Q: What is your favorite Jewish holiday, and why? (This is the Jewish Standard, so I thought I would throw that one in there…)
A. I’m lucky enough to celebrate the Jewish holidays with my extended family — my siblings and their kids, my mom and her partner — and there’s something special and wonderful about all of them. The High Holy Days are my favorite, because they always coincide with the start of a new school year, and my favorite weather. The air is crisp, the leaves are changing colors, and it feels like an opportunity to reflect, to close the book on the past and move forward in a positive, loving way.
In terms of favorite foods (because I have to talk about food!), I always host break-the-fast, which I love, because people always tell me what an amazing cook I am…and, of course, the truth is that everyone is so hungry that anything you put out is going to taste delicious! But I’ve also started some of my own traditions around Chanukah and Passover. On Chanukah, I make sufganiyot with my kids, and on Passover I’ve started serving goose which, it turns out, was a standard turn-of-the-century Jewish main course, before geese got too hard to mass produce. (Who knew?)

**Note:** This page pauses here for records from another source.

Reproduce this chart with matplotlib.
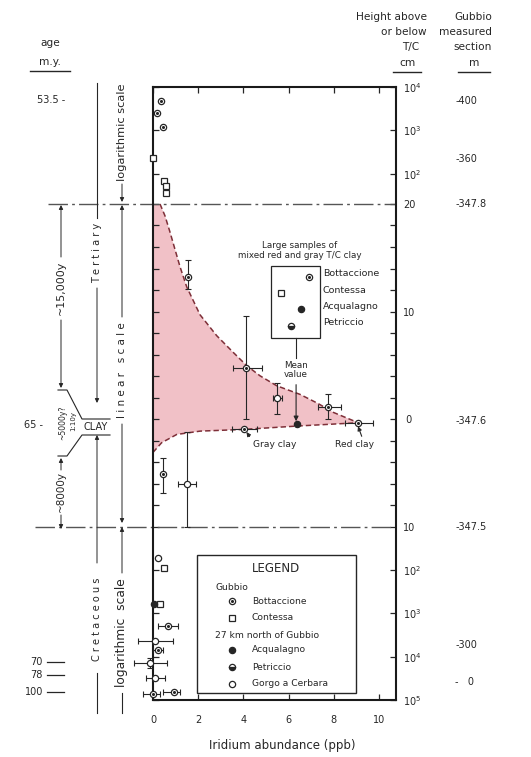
import numpy as np
import matplotlib
matplotlib.use("Agg")
import matplotlib.pyplot as plt
import matplotlib.transforms as mtransforms
from matplotlib.patches import Rectangle

plt.rcParams['font.family'] = ['DejaVu Sans']

# values
# x = iridium abundance (ppb), h = height above (+) or below (-) the T/C boundary in cm
bott_x = [0.34, 0.19, 0.46, 1.56, 4.10, 7.73, 9.08, 4.03, 0.46, 0.65, 0.23, 0.01, 0.94, 6.92]
bott_h = [4800, 2500, 1180, 13.2, 4.77, 1.14, -0.34, -0.96, -5.15, -1920, -7050, -72400, -64100, 13.2]
cont_x = [0.02, 0.49, 0.57, 0.57, 0.50, 0.30, 5.65]
cont_h = [230, 68, 53, 36, -90, -612, 11.75]
acq_x = [6.36, 0.06, 6.55]
acq_h = [-0.5, -612, 10.2]
petr_x = [6.09]
petr_h = [8.65]
gorgo_x = [5.47, 1.52, 0.23, 0.09, -0.13, 0.09]
gorgo_h = [1.98, -6.0, -52, -4270, -14000, -31300]

# vertical error bars: x, h, low end, high end
verr_x = [1.56, 4.10, 5.47, 7.73, 0.46, 1.52, -0.13]
verr_h = [13.2, 4.77, 1.98, 1.14, -5.15, -6.0, -14000]
verr_lo = [12.1, 0.0, 0.44, 0.0, -6.86, -10.0, -18000]
verr_hi = [14.8, 9.6, 3.38, 2.35, -3.66, -1.18, -10500]

# horizontal error bars: x, h, left end, right end
herr_x = [4.10, 5.47, 7.73, 9.08, 4.03, 1.52, 0.65, 0.09, 0.23, -0.13, 0.09, 0.01, 0.94]
herr_h = [4.77, 1.98, 1.14, -0.34, -0.96, -6.0, -1920, -4270, -7050, -14000, -31300, -72400, -64100]
herr_lo = [3.55, 5.30, 7.30, 8.50, 3.48, 1.12, 0.23, -0.68, 0.01, -0.83, -0.32, -0.43, 0.46]
herr_hi = [4.81, 5.69, 8.30, 9.75, 4.59, 1.90, 1.12, 0.90, 0.45, 0.60, 0.53, 0.31, 1.19]

# envelope of the clay layer (dashed curves)
upper_x = [0.0, 0.31, 0.53, 0.75, 0.97, 1.19, 1.49, 2.08, 2.82, 3.55, 4.15, 4.73, 5.47, 6.5, 7.3, 7.98, 9.08]
upper_h = [20, 20, 18.9, 17.4, 15.8, 14.2, 12.3, 9.7, 7.75, 6.2, 4.96, 4.03, 3.1, 2.3, 1.45, 0.62, -0.34]
lower_x = [0.0, 0.38, 1.05, 2.08, 4.03, 6.36, 9.08]
lower_h = [-3.1, -2.2, -1.43, -1.12, -0.96, -0.65, -0.34]

ytick_h = [1e4, 1e3, 1e2, 20, 18, 16, 14, 12, 10, 8, 6, 4, 2, 0,
           -2, -4, -6, -8, -10, -1e2, -1e3, -1e4, -1e5]
ytick_lab = ['$10^4$', '$10^3$', '$10^2$', '20', '', '', '', '', '10', '', '', '', '', ' 0',
             '', '', '', '', '10', '$10^2$', '$10^3$', '$10^4$', '$10^5$']
xticks = [0, 2, 4, 6, 8, 10]

section_lab = ['-400', '-360', '-347.8', '-347.6', '-347.5', '-300', '-   0']
section_h = [4700, 220, 20, -0.2, -10, -5500, -38000]

boundary_h = [20, -10]

ink = '#262626'
pink = '#f1c1c7'
red = '#7e2f38'

K = 4.03  # cm of linear axis per decade in the log parts


def fwd(h):
    h = np.asarray(h, dtype=float)
    a = np.log10(np.maximum(np.abs(h), 1e-9))
    return np.where(h > 20, 20 + K * (a - np.log10(20)),
                    np.where(h < -10, -10 - K * (a - 1), h))


def inv(u):
    u = np.asarray(u, dtype=float)
    with np.errstate(over='ignore'):
        return np.where(u > 20, 20 * 10 ** ((u - 20) / K),
                        np.where(u < -10, -10 * 10 ** ((-10 - u) / K), u))


styles = {
    'Bottaccione': dict(marker='o', mfc='white', mec=ink, ms=4.5, mew=0.9),
    'Contessa': dict(marker='s', mfc='white', mec=ink, ms=3.8, mew=0.9),
    'Acqualagno': dict(marker='o', mfc=ink, mec=ink, ms=4.5, mew=0.9),
    'Petriccio': dict(marker='o', mfc=ink, mfcalt='white', fillstyle='bottom', mec=ink, ms=4.5, mew=0.9),
    'Gorgo a Cerbara': dict(marker='o', mfc='white', mec=ink, ms=4.5, mew=0.9),
}


def mark(a, x, y, key, **kw):
    a.plot(x, y, ls='none', clip_on=False, zorder=5, **styles[key], **kw)
    if key == 'Bottaccione':
        a.plot(x, y, ls='none', marker='o', ms=1.2, color=ink, clip_on=False, zorder=6, **kw)


W, H = 531, 757
L, R, T, B = 153, 396, 87, 700
fig = plt.figure(figsize=(W / 100, H / 100), dpi=100)
ax = fig.add_axes([L / W, 1 - B / H, (R - L) / W, (B - T) / H])
ax.set_yscale('function', functions=(fwd, inv))
ax.set_ylim(-1e5, 1e4)
ax.set_xlim(0, 10.75)

# pink clay band between the dashed curves
ax.fill(upper_x + lower_x[::-1], upper_h + lower_h[::-1], color=pink, lw=0, zorder=1)
ax.plot(upper_x[1:], upper_h[1:], color=red, lw=1.1, dashes=(3.5, 2), zorder=2)
ax.plot(lower_x, lower_h, color=red, lw=1.1, dashes=(3.5, 2), zorder=2)

# boundary lines of the linear part, running out to the left margin
bt = mtransforms.blended_transform_factory(ax.transAxes, ax.transData)
for hb, x0 in zip(boundary_h, [-0.432, -0.486]):
    ax.plot([x0, 1], [hb, hb], transform=bt, clip_on=False, color='#555555',
            lw=1.0, dashes=(14, 3, 2, 3), zorder=2)

# error bars
vx, vh = np.array(verr_x), np.array(verr_h)
eb = ax.errorbar(vx, vh, yerr=[vh - np.array(verr_lo), np.array(verr_hi) - vh], fmt='none',
                 ecolor=ink, elinewidth=0.8, capsize=2, capthick=0.8, zorder=4)
hx, hh = np.array(herr_x), np.array(herr_h)
eb2 = ax.errorbar(hx, hh, xerr=[hx - np.array(herr_lo), np.array(herr_hi) - hx], fmt='none',
                  ecolor=ink, elinewidth=0.8, capsize=2, capthick=0.8, zorder=4)
for c in (eb, eb2):
    for art in c.get_children():
        art.set_clip_on(False)

mark(ax, bott_x, bott_h, 'Bottaccione')
mark(ax, cont_x, cont_h, 'Contessa')
mark(ax, acq_x, acq_h, 'Acqualagno')
mark(ax, petr_x, petr_h, 'Petriccio')
mark(ax, gorgo_x, gorgo_h, 'Gorgo a Cerbara')

# inset of large samples
ax.add_patch(Rectangle((5.21, 7.56), 7.39 - 5.21, 14.2 - 7.56, fill=False, ec=ink, lw=0.9, zorder=3))
ax.text(6.5, 15.65, 'Large samples of\nmixed red and gray T/C clay', ha='center', va='center',
        fontsize=6.3, color=ink, linespacing=1.2)
for lab, hy in zip(['Bottaccione', 'Contessa', 'Acqualagno', 'Petriccio'], [13.5, 12.0, 10.5, 8.96]):
    ax.text(7.52, hy, lab, ha='left', va='center', fontsize=6.8, color=ink)
ax.plot([6.33, 6.33], [7.56, 5.7], color=ink, lw=0.8)
ax.text(6.33, 4.55, 'Mean\nvalue', ha='center', va='center', fontsize=6.3, color=ink, linespacing=1.0)
ax.annotate('', xy=(6.33, -0.2), xytext=(6.33, 3.2),
            arrowprops=dict(arrowstyle='-|>', color=ink, lw=0.8, mutation_scale=7, shrinkA=0, shrinkB=0))
ax.annotate('Gray clay', xy=(4.1, -1.1), xytext=(4.42, -2.4), ha='left', va='center',
            fontsize=6.6, color=ink,
            arrowprops=dict(arrowstyle='-|>', color=ink, lw=0.8, mutation_scale=6,
                            shrinkA=1, shrinkB=1, relpos=(0.0, 0.9)))
ax.annotate('Red clay', xy=(9.05, -0.55), xytext=(8.92, -2.4), ha='center', va='center',
            fontsize=6.6, color=ink,
            arrowprops=dict(arrowstyle='-|>', color=ink, lw=0.8, mutation_scale=6,
                            shrinkA=1, shrinkB=1, relpos=(0.72, 1.0)))

# axes styling
for s in ax.spines.values():
    s.set_linewidth(1.5)
    s.set_color('#1a1a1a')
ax.set_yticks(ytick_h)
ax.set_yticklabels(ytick_lab)
ax.set_xticks(xticks)
ax.tick_params(axis='y', which='both', direction='in', left=True, right=True,
               labelleft=False, labelright=True, length=4, width=0.9, pad=5,
               labelsize=7, colors=ink)
ax.tick_params(axis='x', direction='in', top=True, bottom=True, length=4, width=0.9,
               pad=11, labelsize=7, colors=ink)
ax.yaxis.set_minor_locator(matplotlib.ticker.NullLocator())

# measured section column
for lab, hy in zip(section_lab, section_h):
    ax.text(1.243, hy, lab, transform=bt, ha='left', va='center', fontsize=7, color=ink)

# overlay in pixel coordinates for the margin annotations and legend
ov = fig.add_axes([0, 0, 1, 1])
ov.set_xlim(0, W)
ov.set_ylim(H, 0)
ov.axis('off')
ov.patch.set_visible(False)


def txt(x, y, s, **kw):
    kw.setdefault('fontsize', 7)
    kw.setdefault('color', ink)
    kw.setdefault('ha', 'center')
    kw.setdefault('va', 'center')
    ov.text(x, y, s, **kw)


def seg(x0, y0, x1, y1, lw=0.8):
    ov.plot([x0, x1], [y0, y1], color=ink, lw=lw)


def arr(x, y_from, y_to):
    ov.annotate('', xy=(x, y_to), xytext=(x, y_from),
                arrowprops=dict(arrowstyle='-|>', color=ink, lw=0.7, mutation_scale=6,
                                shrinkA=0, shrinkB=0))


txt(282, 746, 'Iridium abundance (ppb)', fontsize=8.5)

# right headers
txt(427, 17, 'Height above', ha='right', fontsize=7.6)
txt(427, 32, 'or below', ha='right', fontsize=7.6)
txt(411, 47, 'T/C', fontsize=7.6)
txt(408, 63, 'cm', fontsize=7.6)
seg(393, 72, 421, 72, lw=1.0)
txt(492, 17, 'Gubbio', ha='right', fontsize=7.6)
txt(492, 32, 'measured', ha='right', fontsize=7.6)
txt(492, 47, 'section', ha='right', fontsize=7.6)
txt(474, 63, 'm', fontsize=7.6)
seg(458, 72, 490, 72, lw=1.0)

# left headers and ages
txt(50, 43, 'age', fontsize=7.6)
txt(50, 62, 'm.y.', fontsize=7.6)
seg(30, 71, 70, 71, lw=1.0)
txt(65, 100, '53.5 -', ha='right', fontsize=7)
txt(43, 425, '65 -', ha='right', fontsize=7)
for lab, y in zip(['70', '78', '100'], [662, 675, 692]):
    txt(43, y, lab, ha='right', fontsize=7)
    seg(47, y, 64, y, lw=0.9)

# period column
seg(97, 83, 97, 218)
txt(97, 253, 'T e r t i a r y', rotation=90, fontsize=7)
arr(97, 288, 403)
arr(97, 563, 435)
txt(97, 619, 'C r e t a c e o u s', rotation=90, fontsize=7)
seg(97, 673, 97, 713)

# scale column
txt(122, 132, 'logarithmic scale', rotation=90, fontsize=8.2)
arr(122, 184, 202)
arr(122, 317, 205)
txt(122, 370, 'l i n e a r   s c a l e', rotation=90, fontsize=7.5)
arr(122, 424, 523)
arr(122, 573, 527)
txt(122, 633, 'logarithmic  scale', rotation=90, fontsize=8.8)
seg(122, 693, 122, 713)

# time column
arr(61, 257, 205)
txt(61, 288, '~15,000y', rotation=90, fontsize=8)
arr(61, 320, 388)
ov.plot([58, 67, 82, 110], [390, 390, 419, 419], color=ink, lw=0.8)
ov.plot([58, 67, 82, 110], [456, 456, 435, 435], color=ink, lw=0.8)
txt(63, 423, '~5000y?', rotation=90, fontsize=5.5)
txt(73, 421, '1:10y', rotation=90, fontsize=5)
txt(96, 427, 'CLAY', fontsize=7)
arr(61, 470, 458)
txt(61, 492, '~8000y', rotation=90, fontsize=7.5)
arr(61, 515, 529)

# legend box
ov.add_patch(Rectangle((197, 555), 159, 138, fill=False, ec=ink, lw=1.0))
txt(276, 568, 'LEGEND', fontsize=8.5)
txt(216, 587, 'Gubbio', ha='left', fontsize=6.6)
txt(215, 635, '27 km north of Gubbio', ha='left', fontsize=6.6)
for key, y in zip(['Bottaccione', 'Contessa', 'Acqualagno', 'Petriccio', 'Gorgo a Cerbara'],
                  [601, 618, 650, 667, 684]):
    mark(ov, [232], [y], key)
    txt(252, y, key, ha='left', fontsize=6.6)

fig.savefig('out.png', dpi=100)
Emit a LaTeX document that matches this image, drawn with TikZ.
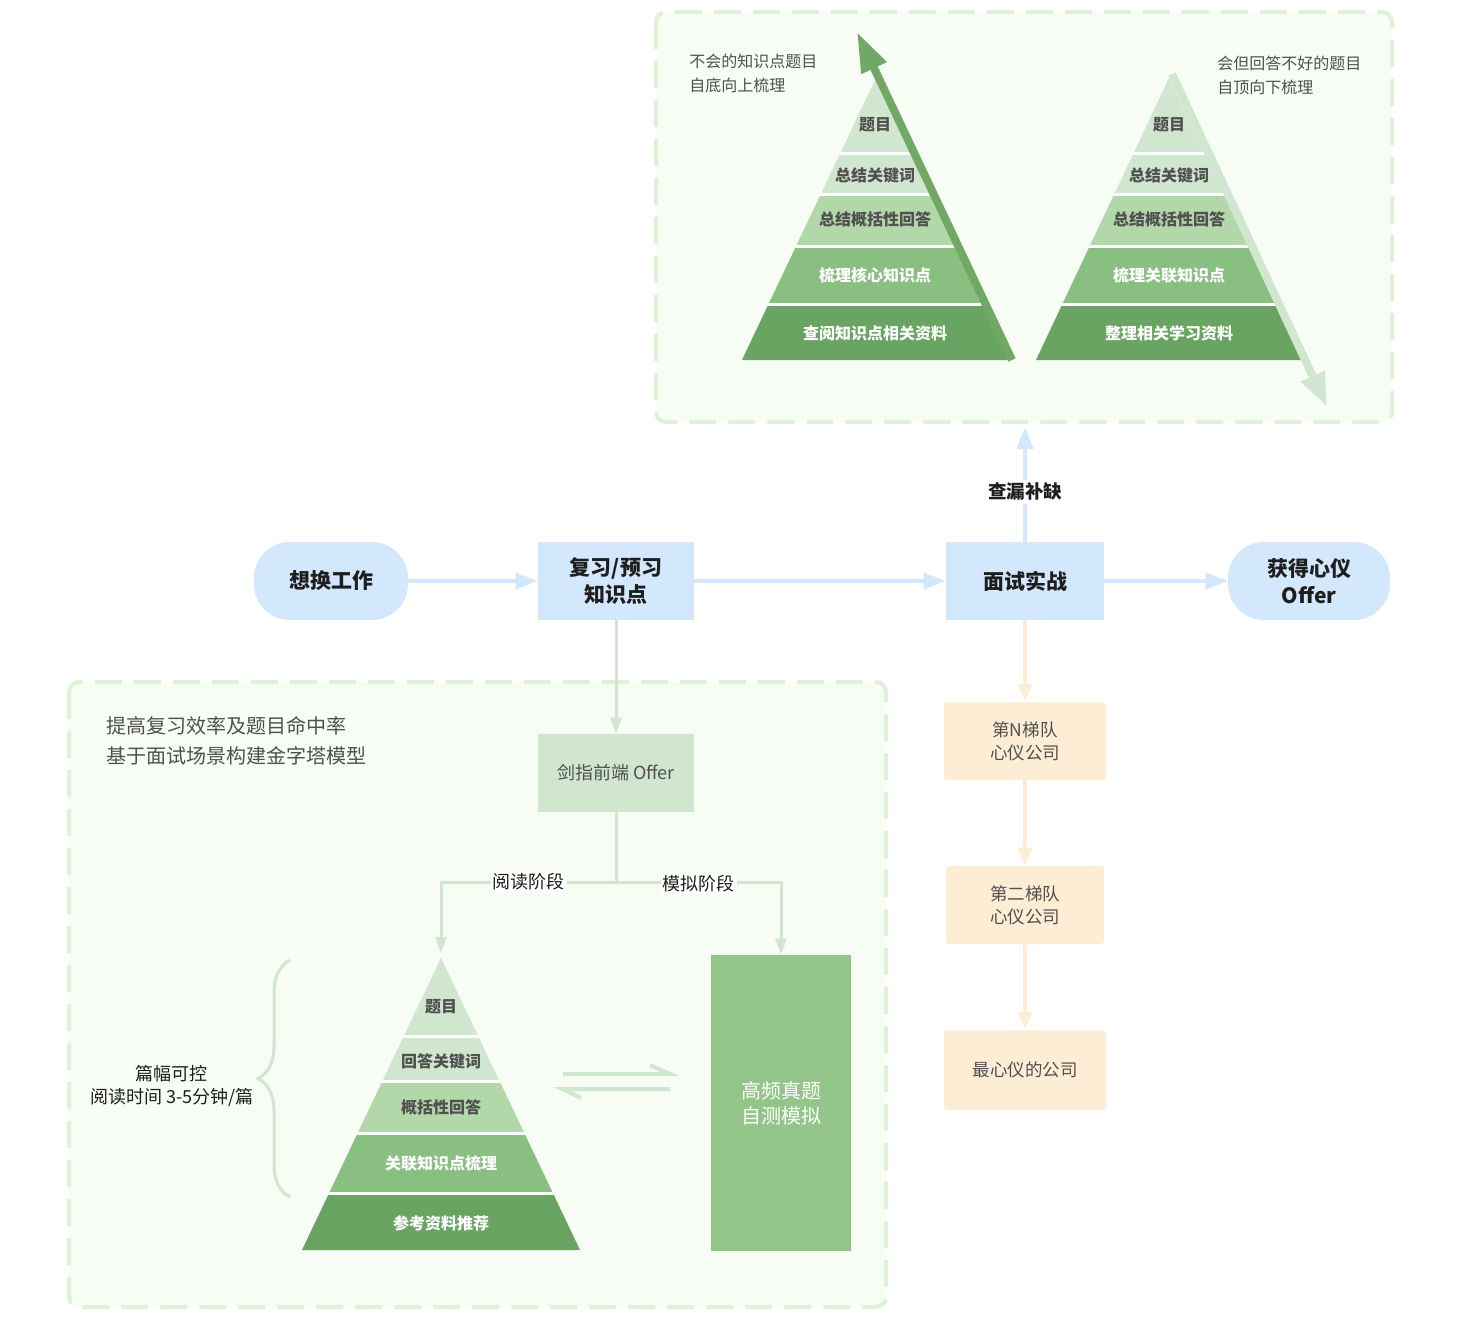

Q. And the final, and most clichéd — what is your next project?
A. I’m working on a novel that’s set in the not-too-distant future, where a familiar-feeling politician has declared himself President for Life. Abortion is illegal, affirmative action is gone, there are curfews and dress codes for women, who can only work if they’ve proved that no male head-of-household wants their job. The book follows a group of characters, including a young nurse who’s part of the Resistance, the true-believer government official her sister’s going to marry, a young, pregnant teenager, and a senior citizen who’s found his life’s true purpose at the age of seventy-two. My working title is “The Girl at the End of the World,” and it should be out in the spring of 2018.